Gone are the carousels, clunky blocks of information and seemingly self-serving updates on what the agency secretary is doing.
Instead, the user interface is focused on its core customer needs. There are limited graphics and calls to action, and the homepage especially shows discipline and confidence in its restraint, focusing on two user stories and popular, behavior-driven “Quick Links.”
This says it all:
“This site is a work in progress. We’re designing in the open.”
18F initiated HTTPS by default late last year, and this is important because it offers visitors the guarantee of a secure and private connection.
This is a bold and welcome move. No navigation menu and a focus on search and strong footer links shows confidence in design that emphasizes page-specific information with simple options to locate more or start from the beginning.
Digital Analytics Program
The General Services Adminstration’s Digital Analytics Program is an important effort to provide visibility into federal web traffic, and Vets.gov is participating in the program, as should every federal agency.
In the bottom right corner, there’s a feedback mechanism that allows users to give input on various aspects of the website.
“When you post an idea to our feedback forum, others will be able to subscribe to it and make comments,” says the site.
Having an open forum such as this allows users to see what’s been submitted and provides more transparency into the feedback. Most sites use a contact form which leaves the user wondering when and if it will ever be addressed.
The Vets.gov playbook provides all aspects of the team — editorial, design, development — with guidance to build a unified website based on core principles and processes.

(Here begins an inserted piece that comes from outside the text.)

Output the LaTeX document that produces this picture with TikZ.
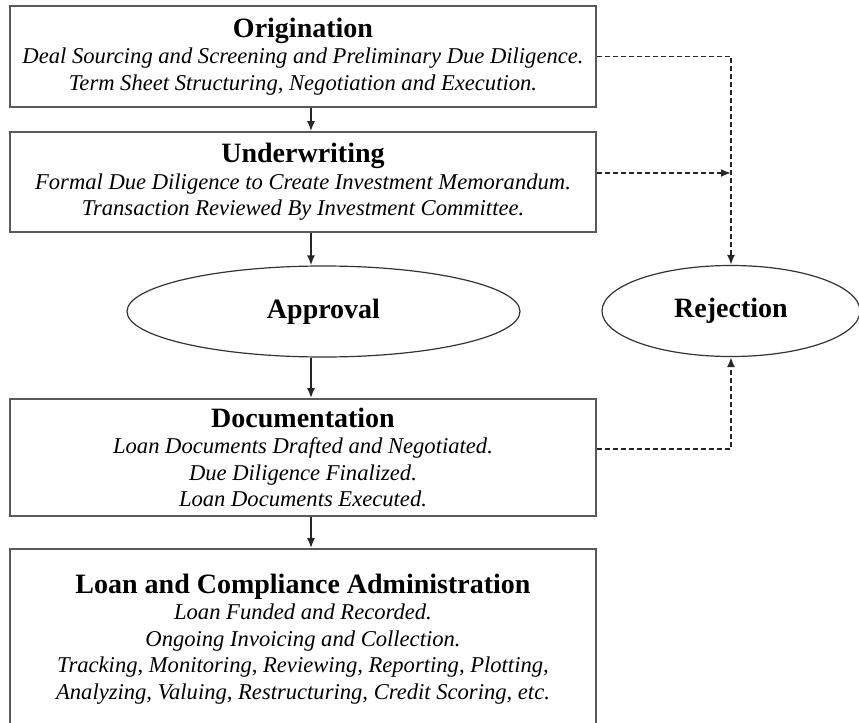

The website has its own GitHub repo where you can download, fork, issue a pull request or add feedback. From the playbook, it appears it’s using Foundation and U.S. Web Design Standards for front-end development, both of which are open source.
Hidden in the comments of the source code is the Abraham Lincoln quote, “To care for him who shall have borne the battle and for his widow, and his orphan.” While this is mostly interesting to me and anyone else who might be looking at the code, it’s an important, constant reminder to everyone working on this project why and who they’re building it for.
Congratulations to the team working on this. While the GitHub contributor list (go Danny Chapman!) is short, I’m sure there are many others behind it, and they should be proud they’re taking a bold step and setting the standard for how federal websites should be built.